Тем самым возникает уникальная по историческим меркам ситуация, где диктаторский режим имеет технологические преимущества, а новые технологии делают этот диктаторский режим более эффективным и успешным. Поэтому если вам хочется, чтобы в мире было больше демократий, а не диктатур, у вас есть причины для беспокойства, когда вы смотрите на современный Китай.

Сергей Медведев: Об этом, кажется, пару лет назад писал Илон Маск в одном из твитов: упор Китая на развитие систем наблюдения, искусственного интеллекта, биг дата на огромном полуторамиллиардном населении… Тут есть, может быть, даже угроза миру: в Китае возникает новая гибридная форма цивилизации, авторитаризм с искусственным интеллектом произведет некую форму жизни, которая будет угрожать миру и демократии на Земле.

Чтобы построить процветающее общество, нужна конкуренция, свобода, независимый класс предпринимателей

Сергей Гуриев: Китай сегодня экспортирует эти технологии. Диктаторские режимы по всему миру покупают китайские технологии распознавания лиц, слежки в соцсетях. Это большая проблема. Китай в некотором роде отошел от модели Дэн Сяопина, который говорил, что нужно сидеть тихо и ждать своего времени. Сегодня режим Си Цзиньпина стал, с одной стороны, гораздо более персоналистским и репрессивным, а с другой, в гораздо большей степени интервенционистским.
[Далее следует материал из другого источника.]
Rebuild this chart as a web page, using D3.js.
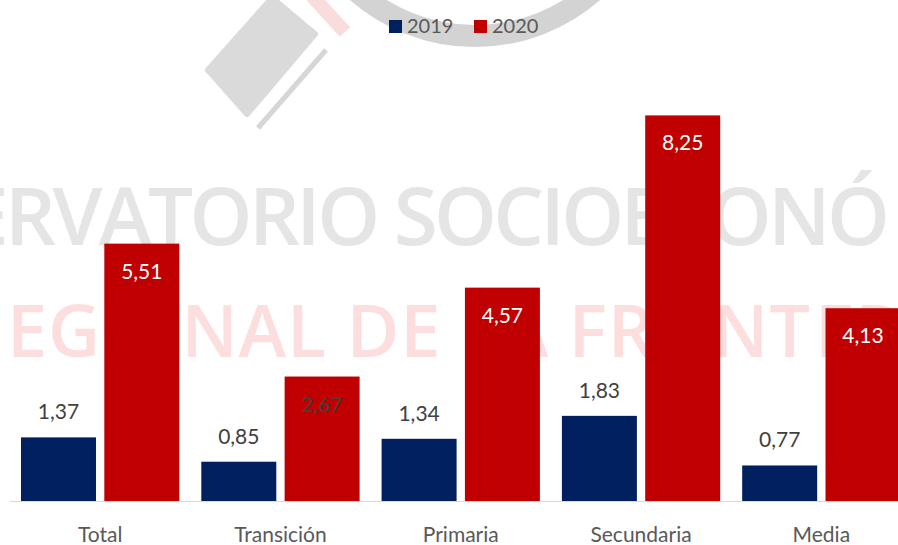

И это не только мягкая сила, но и в том числе очень воинственная риторика. Китай стал гораздо менее дружественной нейтральной страной, чем был. Конечно, нам нужно этим обеспокоиться.

Сергей Медведев: Интернет сам по себе не является благом или злом – это дубина в руках того режима, который его использует. Топор может быть использован и для того, чтобы срубить избу, и для того, чтобы убить человека. То же самое относится к интернету, к социальным сетям, к искусственному интеллекту и ко всем новым цифровым технологиям. Первичен тип режима и общества, в которых эти инструменты функционируют, там они уже используются либо на благо человечества и объединение, либо на расколы. У нас сейчас принято надеяться: придет Илон Маск, раздаст нам космический интернет, и все у нас сразу заработает. Наверное, не стоит надеяться на небесного Маска: за свою свободу надо бороться нам самим.